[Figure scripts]
□ □ □ □

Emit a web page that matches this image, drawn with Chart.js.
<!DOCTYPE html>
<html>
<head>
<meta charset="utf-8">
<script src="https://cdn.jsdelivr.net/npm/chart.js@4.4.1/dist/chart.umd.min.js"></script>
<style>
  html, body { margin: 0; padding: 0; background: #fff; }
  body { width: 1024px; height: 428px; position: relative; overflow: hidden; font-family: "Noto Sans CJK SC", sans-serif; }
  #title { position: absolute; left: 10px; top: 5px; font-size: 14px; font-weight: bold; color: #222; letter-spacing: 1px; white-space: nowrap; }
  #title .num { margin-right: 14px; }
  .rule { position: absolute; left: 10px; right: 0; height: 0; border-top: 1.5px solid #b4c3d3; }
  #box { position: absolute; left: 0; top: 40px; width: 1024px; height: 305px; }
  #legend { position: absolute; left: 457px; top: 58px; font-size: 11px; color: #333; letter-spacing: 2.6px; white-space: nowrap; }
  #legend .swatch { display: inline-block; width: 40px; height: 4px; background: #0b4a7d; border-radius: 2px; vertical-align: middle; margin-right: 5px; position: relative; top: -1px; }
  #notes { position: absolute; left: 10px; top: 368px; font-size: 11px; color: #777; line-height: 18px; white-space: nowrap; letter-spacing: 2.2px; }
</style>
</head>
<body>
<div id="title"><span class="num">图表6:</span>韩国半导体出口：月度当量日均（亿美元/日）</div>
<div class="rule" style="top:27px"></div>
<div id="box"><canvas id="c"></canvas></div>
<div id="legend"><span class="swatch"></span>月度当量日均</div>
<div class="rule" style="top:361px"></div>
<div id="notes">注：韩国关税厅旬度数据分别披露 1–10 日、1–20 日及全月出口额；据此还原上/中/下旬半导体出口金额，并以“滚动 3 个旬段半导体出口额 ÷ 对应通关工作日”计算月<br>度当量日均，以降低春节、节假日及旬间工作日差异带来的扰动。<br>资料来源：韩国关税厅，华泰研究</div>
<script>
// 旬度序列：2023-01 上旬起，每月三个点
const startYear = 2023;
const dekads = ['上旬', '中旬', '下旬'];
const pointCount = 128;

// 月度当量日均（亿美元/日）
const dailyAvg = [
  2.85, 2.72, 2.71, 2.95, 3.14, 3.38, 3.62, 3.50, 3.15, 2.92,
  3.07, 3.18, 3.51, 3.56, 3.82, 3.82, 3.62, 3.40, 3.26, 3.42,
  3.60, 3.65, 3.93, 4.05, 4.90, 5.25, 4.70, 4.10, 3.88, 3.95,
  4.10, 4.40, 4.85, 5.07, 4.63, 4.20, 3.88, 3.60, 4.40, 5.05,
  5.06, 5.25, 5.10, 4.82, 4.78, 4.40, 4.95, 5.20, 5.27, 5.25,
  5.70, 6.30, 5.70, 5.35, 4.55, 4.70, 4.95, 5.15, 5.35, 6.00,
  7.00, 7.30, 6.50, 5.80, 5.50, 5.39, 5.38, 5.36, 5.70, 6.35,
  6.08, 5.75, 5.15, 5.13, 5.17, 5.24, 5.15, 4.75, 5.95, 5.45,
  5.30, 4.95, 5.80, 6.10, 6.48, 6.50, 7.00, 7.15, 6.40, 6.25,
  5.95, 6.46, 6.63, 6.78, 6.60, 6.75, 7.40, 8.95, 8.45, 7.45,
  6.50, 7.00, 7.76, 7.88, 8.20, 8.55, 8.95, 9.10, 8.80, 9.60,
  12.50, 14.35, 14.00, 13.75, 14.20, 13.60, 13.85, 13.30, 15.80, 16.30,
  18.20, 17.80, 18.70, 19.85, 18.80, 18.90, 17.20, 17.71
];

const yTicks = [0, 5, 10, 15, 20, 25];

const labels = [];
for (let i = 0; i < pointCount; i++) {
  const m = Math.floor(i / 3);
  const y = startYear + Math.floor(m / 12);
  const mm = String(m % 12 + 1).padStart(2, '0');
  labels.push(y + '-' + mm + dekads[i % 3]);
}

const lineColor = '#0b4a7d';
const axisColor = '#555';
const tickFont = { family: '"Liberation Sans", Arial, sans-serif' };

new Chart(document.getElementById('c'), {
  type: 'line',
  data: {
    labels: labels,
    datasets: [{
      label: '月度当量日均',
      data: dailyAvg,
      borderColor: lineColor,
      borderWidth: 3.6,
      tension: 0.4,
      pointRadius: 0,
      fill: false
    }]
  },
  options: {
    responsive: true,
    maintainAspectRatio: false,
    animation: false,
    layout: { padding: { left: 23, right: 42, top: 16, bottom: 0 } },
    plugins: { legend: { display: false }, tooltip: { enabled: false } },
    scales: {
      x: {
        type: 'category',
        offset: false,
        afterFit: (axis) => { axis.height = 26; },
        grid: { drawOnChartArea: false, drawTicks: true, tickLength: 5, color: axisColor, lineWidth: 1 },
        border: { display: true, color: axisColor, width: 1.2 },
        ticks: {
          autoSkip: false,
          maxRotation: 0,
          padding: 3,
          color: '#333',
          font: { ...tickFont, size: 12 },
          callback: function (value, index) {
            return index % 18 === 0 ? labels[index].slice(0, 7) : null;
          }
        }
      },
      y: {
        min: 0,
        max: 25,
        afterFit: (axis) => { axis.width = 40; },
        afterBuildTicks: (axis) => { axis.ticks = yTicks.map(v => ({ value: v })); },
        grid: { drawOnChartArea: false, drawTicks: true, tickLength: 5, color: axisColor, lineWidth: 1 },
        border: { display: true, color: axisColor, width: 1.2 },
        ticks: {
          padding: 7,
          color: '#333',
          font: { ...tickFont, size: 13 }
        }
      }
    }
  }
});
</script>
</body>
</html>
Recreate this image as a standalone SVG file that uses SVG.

□ □ □ □

__SET PROBLEM__:
Every entry needs to be retyped exactly.

__SOLUTION TO THIS TASK__:
Emit a web page that matches this image, drawn with Chart.js.
<!DOCTYPE html>
<html>
<head>
<meta charset="utf-8">
<script src="https://cdn.jsdelivr.net/npm/chart.js@4.4.1/dist/chart.umd.min.js"></script>
<style>
  html, body { margin: 0; padding: 0; background: #fff; }
  body { width: 1024px; height: 428px; position: relative; overflow: hidden; font-family: "Noto Sans CJK SC", sans-serif; }
  #title { position: absolute; left: 10px; top: 5px; font-size: 14px; font-weight: bold; color: #222; letter-spacing: 1px; white-space: nowrap; }
  #title .num { margin-right: 14px; }
  .rule { position: absolute; left: 10px; right: 0; height: 0; border-top: 1.5px solid #b4c3d3; }
  #box { position: absolute; left: 0; top: 40px; width: 1024px; height: 305px; }
  #legend { position: absolute; left: 457px; top: 58px; font-size: 11px; color: #333; letter-spacing: 2.6px; white-space: nowrap; }
  #legend .swatch { display: inline-block; width: 40px; height: 4px; background: #0b4a7d; border-radius: 2px; vertical-align: middle; margin-right: 5px; position: relative; top: -1px; }
  #notes { position: absolute; left: 10px; top: 368px; font-size: 11px; color: #777; line-height: 18px; white-space: nowrap; letter-spacing: 2.2px; }
</style>
</head>
<body>
<div id="title"><span class="num">图表6:</span>韩国半导体出口：月度当量日均（亿美元/日）</div>
<div class="rule" style="top:27px"></div>
<div id="box"><canvas id="c"></canvas></div>
<div id="legend"><span class="swatch"></span>月度当量日均</div>
<div class="rule" style="top:361px"></div>
<div id="notes">注：韩国关税厅旬度数据分别披露 1–10 日、1–20 日及全月出口额；据此还原上/中/下旬半导体出口金额，并以“滚动 3 个旬段半导体出口额 ÷ 对应通关工作日”计算月<br>度当量日均，以降低春节、节假日及旬间工作日差异带来的扰动。<br>资料来源：韩国关税厅，华泰研究</div>
<script>
// 旬度序列：2023-01 上旬起，每月三个点
const startYear = 2023;
const dekads = ['上旬', '中旬', '下旬'];
const pointCount = 128;

// 月度当量日均（亿美元/日）
const dailyAvg = [
  2.85, 2.72, 2.71, 2.95, 3.14, 3.38, 3.62, 3.50, 3.15, 2.92,
  3.07, 3.18, 3.51, 3.56, 3.82, 3.82, 3.62, 3.40, 3.26, 3.42,
  3.60, 3.65, 3.93, 4.05, 4.90, 5.25, 4.70, 4.10, 3.88, 3.95,
  4.10, 4.40, 4.85, 5.07, 4.63, 4.20, 3.88, 3.60, 4.40, 5.05,
  5.06, 5.25, 5.10, 4.82, 4.78, 4.40, 4.95, 5.20, 5.27, 5.25,
  5.70, 6.30, 5.70, 5.35, 4.55, 4.70, 4.95, 5.15, 5.35, 6.00,
  7.00, 7.30, 6.50, 5.80, 5.50, 5.39, 5.38, 5.36, 5.70, 6.35,
  6.08, 5.75, 5.15, 5.13, 5.17, 5.24, 5.15, 4.75, 5.95, 5.45,
  5.30, 4.95, 5.80, 6.10, 6.48, 6.50, 7.00, 7.15, 6.40, 6.25,
  5.95, 6.46, 6.63, 6.78, 6.60, 6.75, 7.40, 8.95, 8.45, 7.45,
  6.50, 7.00, 7.76, 7.88, 8.20, 8.55, 8.95, 9.10, 8.80, 9.60,
  12.50, 14.35, 14.00, 13.75, 14.20, 13.60, 13.85, 13.30, 15.80, 16.30,
  18.20, 17.80, 18.70, 19.85, 18.80, 18.90, 17.20, 17.71
];

const yTicks = [0, 5, 10, 15, 20, 25];

const labels = [];
for (let i = 0; i < pointCount; i++) {
  const m = Math.floor(i / 3);
  const y = startYear + Math.floor(m / 12);
  const mm = String(m % 12 + 1).padStart(2, '0');
  labels.push(y + '-' + mm + dekads[i % 3]);
}

const lineColor = '#0b4a7d';
const axisColor = '#555';
const tickFont = { family: '"Liberation Sans", Arial, sans-serif' };

new Chart(document.getElementById('c'), {
  type: 'line',
  data: {
    labels: labels,
    datasets: [{
      label: '月度当量日均',
      data: dailyAvg,
      borderColor: lineColor,
      borderWidth: 3.6,
      tension: 0.4,
      pointRadius: 0,
      fill: false
    }]
  },
  options: {
    responsive: true,
    maintainAspectRatio: false,
    animation: false,
    layout: { padding: { left: 23, right: 42, top: 16, bottom: 0 } },
    plugins: { legend: { display: false }, tooltip: { enabled: false } },
    scales: {
      x: {
        type: 'category',
        offset: false,
        afterFit: (axis) => { axis.height = 26; },
        grid: { drawOnChartArea: false, drawTicks: true, tickLength: 5, color: axisColor, lineWidth: 1 },
        border: { display: true, color: axisColor, width: 1.2 },
        ticks: {
          autoSkip: false,
          maxRotation: 0,
          padding: 3,
          color: '#333',
          font: { ...tickFont, size: 12 },
          callback: function (value, index) {
            return index % 18 === 0 ? labels[index].slice(0, 7) : null;
          }
        }
      },
      y: {
        min: 0,
        max: 25,
        afterFit: (axis) => { axis.width = 40; },
        afterBuildTicks: (axis) => { axis.ticks = yTicks.map(v => ({ value: v })); },
        grid: { drawOnChartArea: false, drawTicks: true, tickLength: 5, color: axisColor, lineWidth: 1 },
        border: { display: true, color: axisColor, width: 1.2 },
        ticks: {
          padding: 7,
          color: '#333',
          font: { ...tickFont, size: 13 }
        }
      }
    }
  }
});
</script>
</body>
</html>
Recreate this image as a standalone SVG file that uses SVG.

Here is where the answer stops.